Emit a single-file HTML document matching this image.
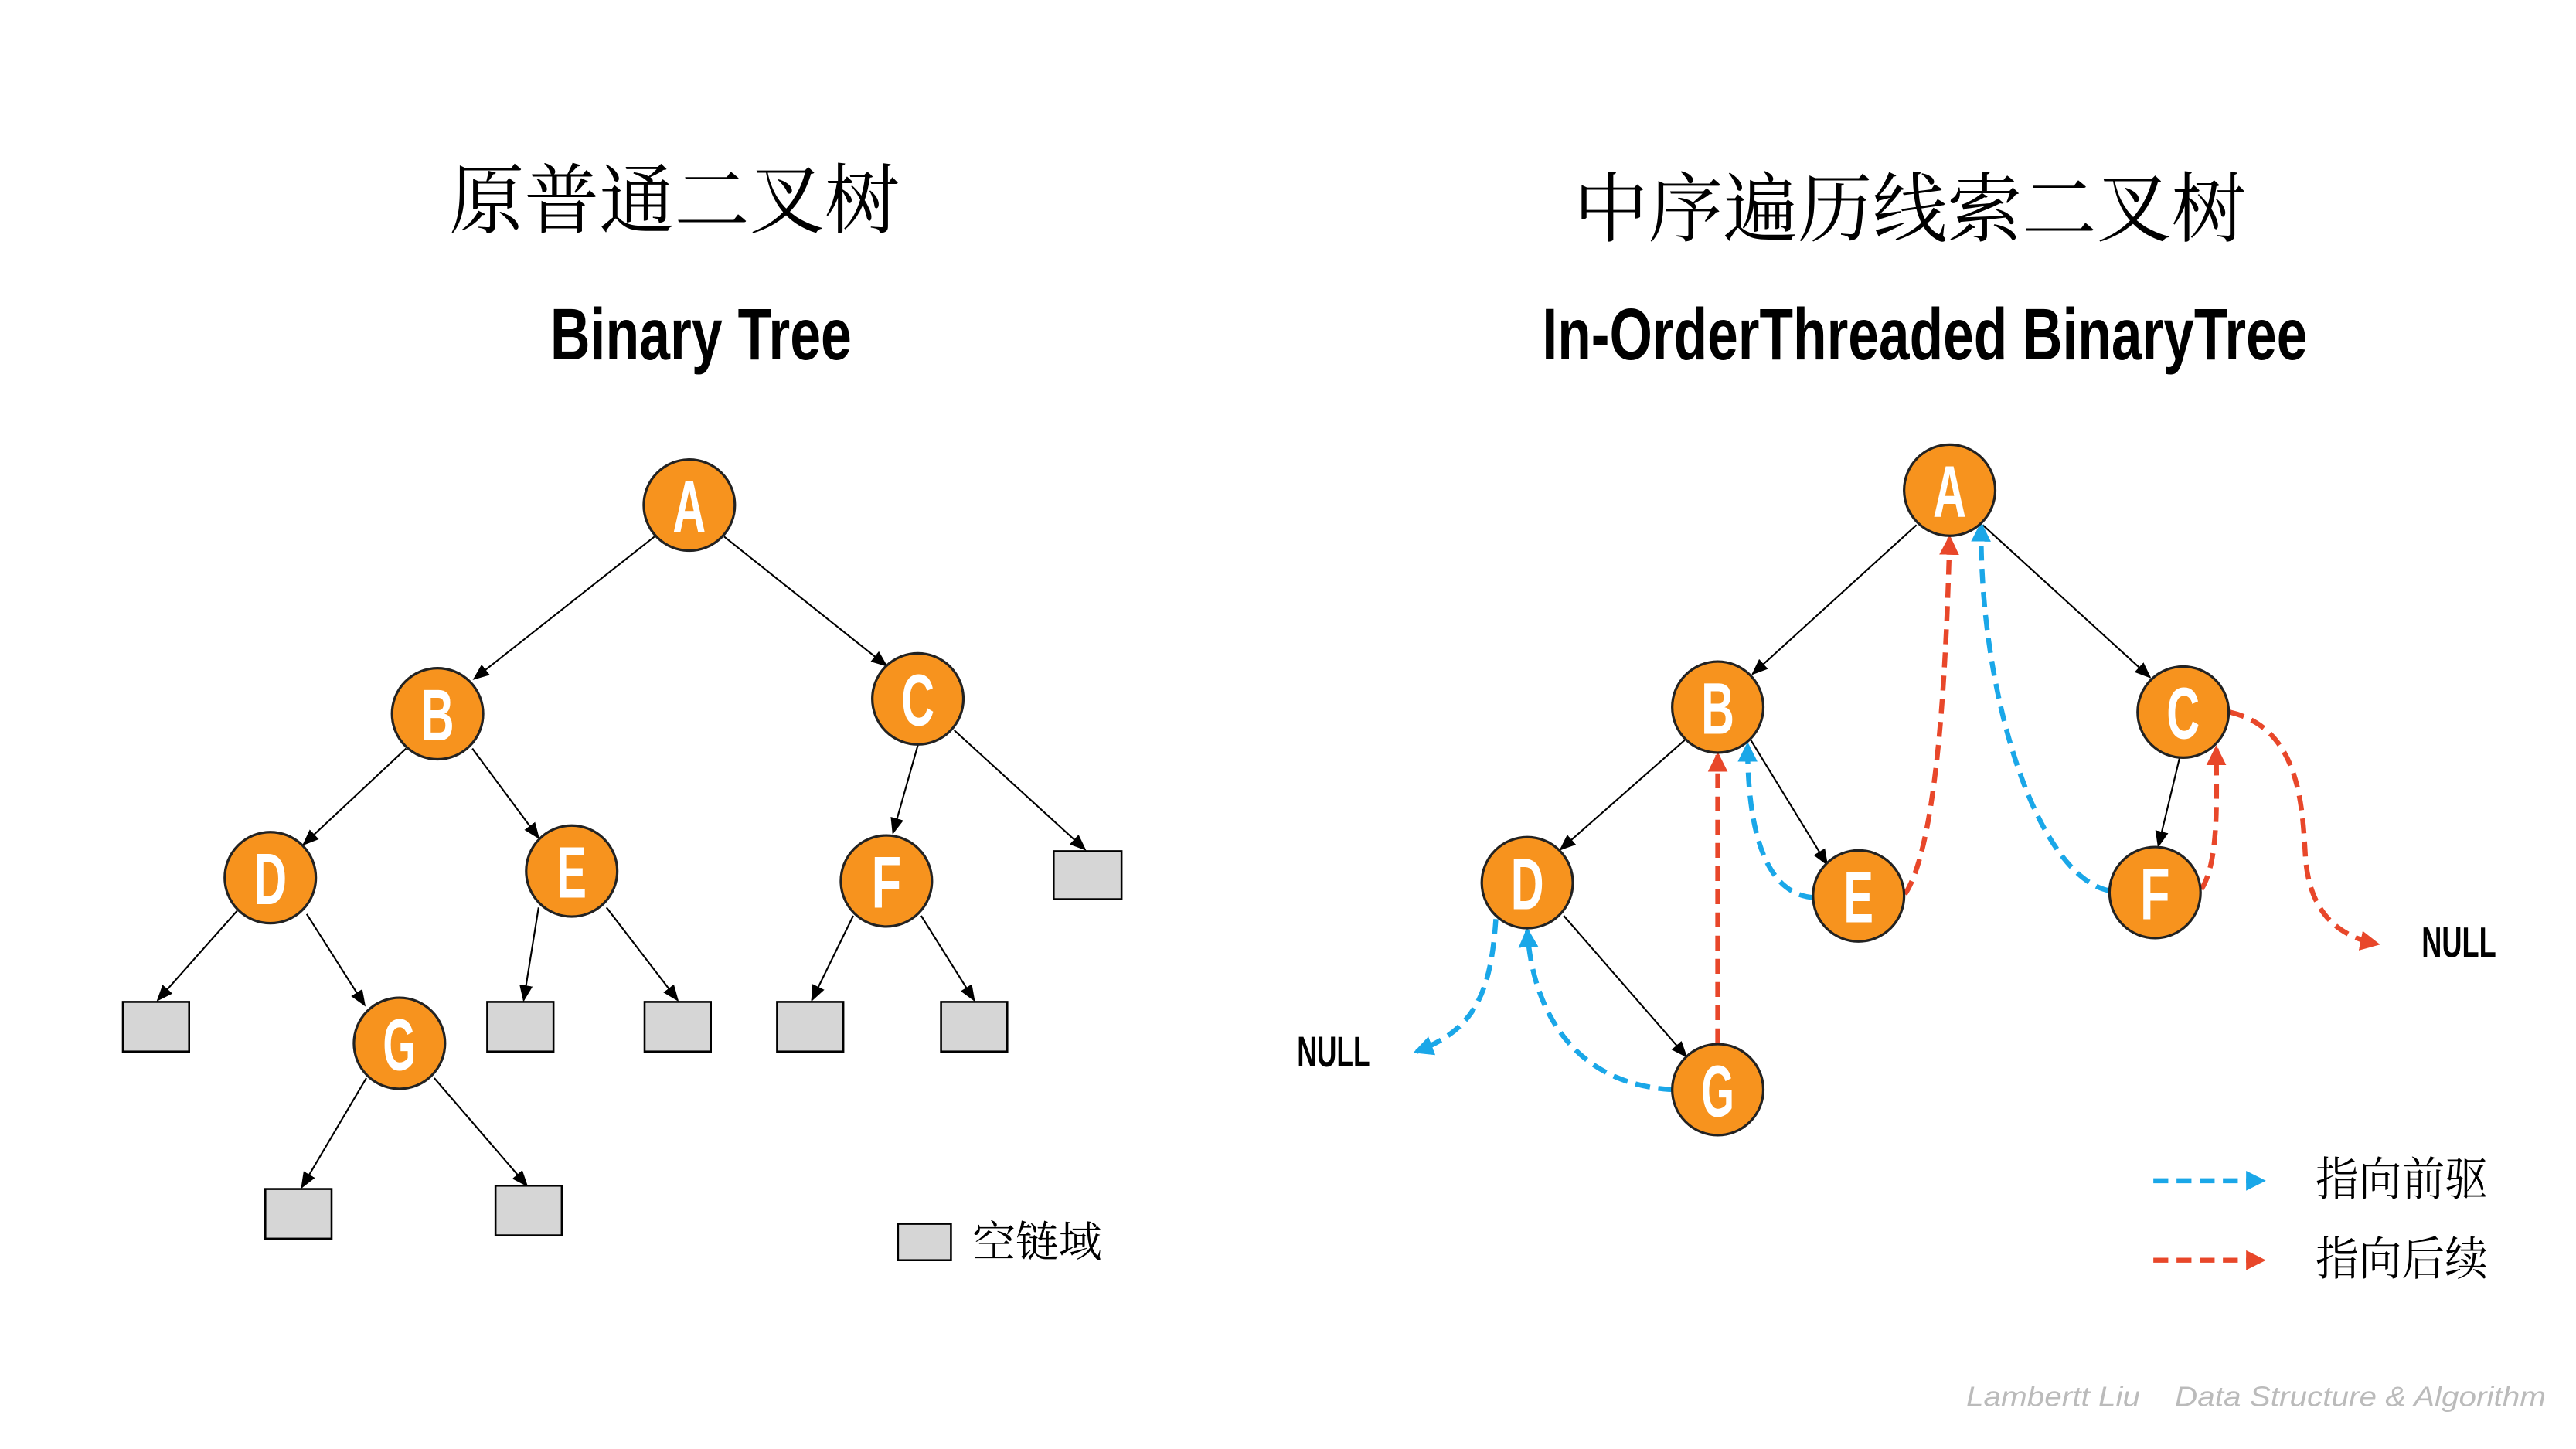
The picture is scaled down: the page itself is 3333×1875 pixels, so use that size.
<!DOCTYPE html>
<html><head><meta charset="utf-8"><style>html,body{margin:0;padding:0;background:#fff}svg{display:block}</style></head>
<body>
<svg width="3333" height="1875" viewBox="0 0 1555 875" xmlns="http://www.w3.org/2000/svg">
<defs>
<marker id="ak" markerWidth="10" markerHeight="10" refX="9" refY="5" orient="auto" markerUnits="userSpaceOnUse"><path d="M0,1 L10,5 L0,9 z" fill="#000"/></marker>
<marker id="ab" markerWidth="14" markerHeight="14" refX="10" refY="7" orient="auto" markerUnits="userSpaceOnUse"><path d="M0,1 L12,7 L0,13 z" fill="#1AA7E8"/></marker>
<marker id="ar" markerWidth="14" markerHeight="14" refX="10" refY="7" orient="auto" markerUnits="userSpaceOnUse"><path d="M0,1 L12,7 L0,13 z" fill="#E8472A"/></marker>
</defs>
<g font-family="'Liberation Serif','Noto Serif CJK SC',serif" font-size="46" text-anchor="middle" fill="#000">
<text x="407" y="137" textLength="272" lengthAdjust="spacingAndGlyphs">原普通二叉树</text>
<text x="1153" y="142" textLength="406" lengthAdjust="spacingAndGlyphs">中序遍历线索二叉树</text>
</g>
<g font-family="'Liberation Sans Narrow','Liberation Sans',sans-serif" font-weight="bold" font-size="44" fill="#000">
<text x="332" y="217" textLength="182" lengthAdjust="spacingAndGlyphs">Binary Tree</text>
<text x="931" y="217" textLength="462" lengthAdjust="spacingAndGlyphs">In-OrderThreaded BinaryTree</text>
<text x="783" y="644" font-size="26" textLength="44" lengthAdjust="spacingAndGlyphs">NULL</text>
<text x="1462" y="578" font-size="26" textLength="45" lengthAdjust="spacingAndGlyphs">NULL</text>
</g>
<g stroke="#000" stroke-width="1" marker-end="url(#ak)">
<line x1="395" y1="324" x2="286" y2="410"/><line x1="437" y1="324" x2="535" y2="402"/>
<line x1="245" y1="452" x2="183" y2="510"/><line x1="285" y1="452" x2="325" y2="506"/>
<line x1="554" y1="450" x2="539" y2="503"/><line x1="576" y1="441" x2="655" y2="513"/>
<line x1="143" y1="550" x2="95" y2="604"/><line x1="185" y1="552" x2="220" y2="607"/>
<line x1="325" y1="548" x2="316" y2="604"/><line x1="366" y1="548" x2="409" y2="604"/>
<line x1="515" y1="553" x2="490" y2="604"/><line x1="556" y1="553" x2="588" y2="604"/>
<line x1="221" y1="651" x2="182" y2="717"/><line x1="262" y1="651" x2="318" y2="716"/>
<line x1="1157" y1="317" x2="1058" y2="407"/><line x1="1197" y1="317" x2="1298" y2="409"/>
<line x1="1017" y1="447" x2="942" y2="513"/><line x1="1057" y1="447" x2="1103" y2="522"/>
<line x1="1316" y1="457" x2="1303" y2="511"/><line x1="944" y1="553" x2="1018" y2="638"/>
</g>
<g fill="#D6D6D6" stroke="#000" stroke-width="1.2">
<rect x="74" y="605" width="40" height="30"/><rect x="294" y="605" width="40" height="30"/>
<rect x="389" y="605" width="40" height="30"/><rect x="469" y="605" width="40" height="30"/>
<rect x="568" y="605" width="40" height="30"/><rect x="636" y="514" width="41" height="29"/>
<rect x="160" y="718" width="40" height="30"/><rect x="299" y="716" width="40" height="30"/>
<rect x="542" y="739" width="32" height="22"/>
</g>
<text x="587" y="759" font-family="'Liberation Serif','Noto Serif CJK SC',serif" font-size="26" textLength="78" lengthAdjust="spacingAndGlyphs">空链域</text>
<g fill="none" stroke-width="3" stroke-dasharray="9,5">
<path d="M1095,542 C1065,540 1055,500 1055,450" stroke="#1AA7E8" marker-end="url(#ab)"/>
<path d="M1274,538 C1230,530 1195,420 1196,317" stroke="#1AA7E8" marker-end="url(#ab)"/>
<path d="M903,555 C900,600 890,622 855,635" stroke="#1AA7E8" marker-end="url(#ab)"/>
<path d="M1010,658 C950,655 925,610 922,562" stroke="#1AA7E8" marker-end="url(#ab)"/>
<path d="M1150,540 C1170,510 1175,400 1177,325" stroke="#E8472A" marker-end="url(#ar)"/>
<path d="M1329,537 C1340,520 1338,480 1338,452" stroke="#E8472A" marker-end="url(#ar)"/>
<path d="M1346,430 C1390,440 1390,490 1392,520 C1395,550 1410,565 1435,570" stroke="#E8472A" marker-end="url(#ar)"/>
<path d="M1037,630 L1037,456" stroke="#E8472A" marker-end="url(#ar)"/>
<path d="M1300,713 L1366,713" stroke="#1AA7E8" marker-end="url(#ab)"/>
<path d="M1300,761 L1366,761" stroke="#E8472A" marker-end="url(#ar)"/>
</g>
<g font-family="'Liberation Serif','Noto Serif CJK SC',serif" font-size="28">
<text x="1398" y="722" textLength="104" lengthAdjust="spacingAndGlyphs">指向前驱</text><text x="1398" y="770" textLength="104" lengthAdjust="spacingAndGlyphs">指向后续</text>
</g>
<g fill="#F7931E" stroke="#222" stroke-width="1.5">
<circle cx="416" cy="305" r="27.5"/><circle cx="264" cy="431" r="27.5"/><circle cx="554" cy="422" r="27.5"/>
<circle cx="163" cy="530" r="27.5"/><circle cx="345" cy="526" r="27.5"/><circle cx="535" cy="532" r="27.5"/>
<circle cx="241" cy="630" r="27.5"/>
<circle cx="1177" cy="296" r="27.5"/><circle cx="1037" cy="427" r="27.5"/><circle cx="1318" cy="430" r="27.5"/>
<circle cx="922" cy="533" r="27.5"/><circle cx="1122" cy="541" r="27.5"/><circle cx="1301" cy="539" r="27.5"/>
<circle cx="1037" cy="658" r="27.5"/>
</g>
<g font-family="'Liberation Sans Narrow','Liberation Sans',sans-serif" font-weight="bold" font-size="44" fill="#fff">
<text x="406" y="321" textLength="20" lengthAdjust="spacingAndGlyphs">A</text><text x="254" y="447" textLength="20" lengthAdjust="spacingAndGlyphs">B</text><text x="544" y="438" textLength="20" lengthAdjust="spacingAndGlyphs">C</text>
<text x="153" y="546" textLength="20" lengthAdjust="spacingAndGlyphs">D</text><text x="336" y="542" textLength="18" lengthAdjust="spacingAndGlyphs">E</text><text x="526" y="548" textLength="18" lengthAdjust="spacingAndGlyphs">F</text><text x="231" y="646" textLength="20" lengthAdjust="spacingAndGlyphs">G</text>
<text x="1167" y="312" textLength="20" lengthAdjust="spacingAndGlyphs">A</text><text x="1027" y="443" textLength="20" lengthAdjust="spacingAndGlyphs">B</text><text x="1308" y="446" textLength="20" lengthAdjust="spacingAndGlyphs">C</text>
<text x="912" y="549" textLength="20" lengthAdjust="spacingAndGlyphs">D</text><text x="1113" y="557" textLength="18" lengthAdjust="spacingAndGlyphs">E</text><text x="1292" y="555" textLength="18" lengthAdjust="spacingAndGlyphs">F</text><text x="1027" y="674" textLength="20" lengthAdjust="spacingAndGlyphs">G</text>
</g>
<text x="1187" y="849" font-family="'Liberation Sans Narrow','Liberation Sans',sans-serif" font-style="italic" font-size="17" fill="#bbb" textLength="350" lengthAdjust="spacingAndGlyphs" xml:space="preserve">Lambertt Liu    Data Structure &amp; Algorithm</text>
</svg>
</body></html>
_ _ _ _
→ **THE PROBLEM**
Omit the pictures, then output the rest of the listing exactly.

→ **THE COMPLETED TASK**
Emit a single-file HTML document matching this image.
The picture is scaled down: the page itself is 3333×1875 pixels, so use that size.
<!DOCTYPE html>
<html><head><meta charset="utf-8"><style>html,body{margin:0;padding:0;background:#fff}svg{display:block}</style></head>
<body>
<svg width="3333" height="1875" viewBox="0 0 1555 875" xmlns="http://www.w3.org/2000/svg">
<defs>
<marker id="ak" markerWidth="10" markerHeight="10" refX="9" refY="5" orient="auto" markerUnits="userSpaceOnUse"><path d="M0,1 L10,5 L0,9 z" fill="#000"/></marker>
<marker id="ab" markerWidth="14" markerHeight="14" refX="10" refY="7" orient="auto" markerUnits="userSpaceOnUse"><path d="M0,1 L12,7 L0,13 z" fill="#1AA7E8"/></marker>
<marker id="ar" markerWidth="14" markerHeight="14" refX="10" refY="7" orient="auto" markerUnits="userSpaceOnUse"><path d="M0,1 L12,7 L0,13 z" fill="#E8472A"/></marker>
</defs>
<g font-family="'Liberation Serif','Noto Serif CJK SC',serif" font-size="46" text-anchor="middle" fill="#000">
<text x="407" y="137" textLength="272" lengthAdjust="spacingAndGlyphs">原普通二叉树</text>
<text x="1153" y="142" textLength="406" lengthAdjust="spacingAndGlyphs">中序遍历线索二叉树</text>
</g>
<g font-family="'Liberation Sans Narrow','Liberation Sans',sans-serif" font-weight="bold" font-size="44" fill="#000">
<text x="332" y="217" textLength="182" lengthAdjust="spacingAndGlyphs">Binary Tree</text>
<text x="931" y="217" textLength="462" lengthAdjust="spacingAndGlyphs">In-OrderThreaded BinaryTree</text>
<text x="783" y="644" font-size="26" textLength="44" lengthAdjust="spacingAndGlyphs">NULL</text>
<text x="1462" y="578" font-size="26" textLength="45" lengthAdjust="spacingAndGlyphs">NULL</text>
</g>
<g stroke="#000" stroke-width="1" marker-end="url(#ak)">
<line x1="395" y1="324" x2="286" y2="410"/><line x1="437" y1="324" x2="535" y2="402"/>
<line x1="245" y1="452" x2="183" y2="510"/><line x1="285" y1="452" x2="325" y2="506"/>
<line x1="554" y1="450" x2="539" y2="503"/><line x1="576" y1="441" x2="655" y2="513"/>
<line x1="143" y1="550" x2="95" y2="604"/><line x1="185" y1="552" x2="220" y2="607"/>
<line x1="325" y1="548" x2="316" y2="604"/><line x1="366" y1="548" x2="409" y2="604"/>
<line x1="515" y1="553" x2="490" y2="604"/><line x1="556" y1="553" x2="588" y2="604"/>
<line x1="221" y1="651" x2="182" y2="717"/><line x1="262" y1="651" x2="318" y2="716"/>
<line x1="1157" y1="317" x2="1058" y2="407"/><line x1="1197" y1="317" x2="1298" y2="409"/>
<line x1="1017" y1="447" x2="942" y2="513"/><line x1="1057" y1="447" x2="1103" y2="522"/>
<line x1="1316" y1="457" x2="1303" y2="511"/><line x1="944" y1="553" x2="1018" y2="638"/>
</g>
<g fill="#D6D6D6" stroke="#000" stroke-width="1.2">
<rect x="74" y="605" width="40" height="30"/><rect x="294" y="605" width="40" height="30"/>
<rect x="389" y="605" width="40" height="30"/><rect x="469" y="605" width="40" height="30"/>
<rect x="568" y="605" width="40" height="30"/><rect x="636" y="514" width="41" height="29"/>
<rect x="160" y="718" width="40" height="30"/><rect x="299" y="716" width="40" height="30"/>
<rect x="542" y="739" width="32" height="22"/>
</g>
<text x="587" y="759" font-family="'Liberation Serif','Noto Serif CJK SC',serif" font-size="26" textLength="78" lengthAdjust="spacingAndGlyphs">空链域</text>
<g fill="none" stroke-width="3" stroke-dasharray="9,5">
<path d="M1095,542 C1065,540 1055,500 1055,450" stroke="#1AA7E8" marker-end="url(#ab)"/>
<path d="M1274,538 C1230,530 1195,420 1196,317" stroke="#1AA7E8" marker-end="url(#ab)"/>
<path d="M903,555 C900,600 890,622 855,635" stroke="#1AA7E8" marker-end="url(#ab)"/>
<path d="M1010,658 C950,655 925,610 922,562" stroke="#1AA7E8" marker-end="url(#ab)"/>
<path d="M1150,540 C1170,510 1175,400 1177,325" stroke="#E8472A" marker-end="url(#ar)"/>
<path d="M1329,537 C1340,520 1338,480 1338,452" stroke="#E8472A" marker-end="url(#ar)"/>
<path d="M1346,430 C1390,440 1390,490 1392,520 C1395,550 1410,565 1435,570" stroke="#E8472A" marker-end="url(#ar)"/>
<path d="M1037,630 L1037,456" stroke="#E8472A" marker-end="url(#ar)"/>
<path d="M1300,713 L1366,713" stroke="#1AA7E8" marker-end="url(#ab)"/>
<path d="M1300,761 L1366,761" stroke="#E8472A" marker-end="url(#ar)"/>
</g>
<g font-family="'Liberation Serif','Noto Serif CJK SC',serif" font-size="28">
<text x="1398" y="722" textLength="104" lengthAdjust="spacingAndGlyphs">指向前驱</text><text x="1398" y="770" textLength="104" lengthAdjust="spacingAndGlyphs">指向后续</text>
</g>
<g fill="#F7931E" stroke="#222" stroke-width="1.5">
<circle cx="416" cy="305" r="27.5"/><circle cx="264" cy="431" r="27.5"/><circle cx="554" cy="422" r="27.5"/>
<circle cx="163" cy="530" r="27.5"/><circle cx="345" cy="526" r="27.5"/><circle cx="535" cy="532" r="27.5"/>
<circle cx="241" cy="630" r="27.5"/>
<circle cx="1177" cy="296" r="27.5"/><circle cx="1037" cy="427" r="27.5"/><circle cx="1318" cy="430" r="27.5"/>
<circle cx="922" cy="533" r="27.5"/><circle cx="1122" cy="541" r="27.5"/><circle cx="1301" cy="539" r="27.5"/>
<circle cx="1037" cy="658" r="27.5"/>
</g>
<g font-family="'Liberation Sans Narrow','Liberation Sans',sans-serif" font-weight="bold" font-size="44" fill="#fff">
<text x="406" y="321" textLength="20" lengthAdjust="spacingAndGlyphs">A</text><text x="254" y="447" textLength="20" lengthAdjust="spacingAndGlyphs">B</text><text x="544" y="438" textLength="20" lengthAdjust="spacingAndGlyphs">C</text>
<text x="153" y="546" textLength="20" lengthAdjust="spacingAndGlyphs">D</text><text x="336" y="542" textLength="18" lengthAdjust="spacingAndGlyphs">E</text><text x="526" y="548" textLength="18" lengthAdjust="spacingAndGlyphs">F</text><text x="231" y="646" textLength="20" lengthAdjust="spacingAndGlyphs">G</text>
<text x="1167" y="312" textLength="20" lengthAdjust="spacingAndGlyphs">A</text><text x="1027" y="443" textLength="20" lengthAdjust="spacingAndGlyphs">B</text><text x="1308" y="446" textLength="20" lengthAdjust="spacingAndGlyphs">C</text>
<text x="912" y="549" textLength="20" lengthAdjust="spacingAndGlyphs">D</text><text x="1113" y="557" textLength="18" lengthAdjust="spacingAndGlyphs">E</text><text x="1292" y="555" textLength="18" lengthAdjust="spacingAndGlyphs">F</text><text x="1027" y="674" textLength="20" lengthAdjust="spacingAndGlyphs">G</text>
</g>
<text x="1187" y="849" font-family="'Liberation Sans Narrow','Liberation Sans',sans-serif" font-style="italic" font-size="17" fill="#bbb" textLength="350" lengthAdjust="spacingAndGlyphs" xml:space="preserve">Lambertt Liu    Data Structure &amp; Algorithm</text>
</svg>
</body></html>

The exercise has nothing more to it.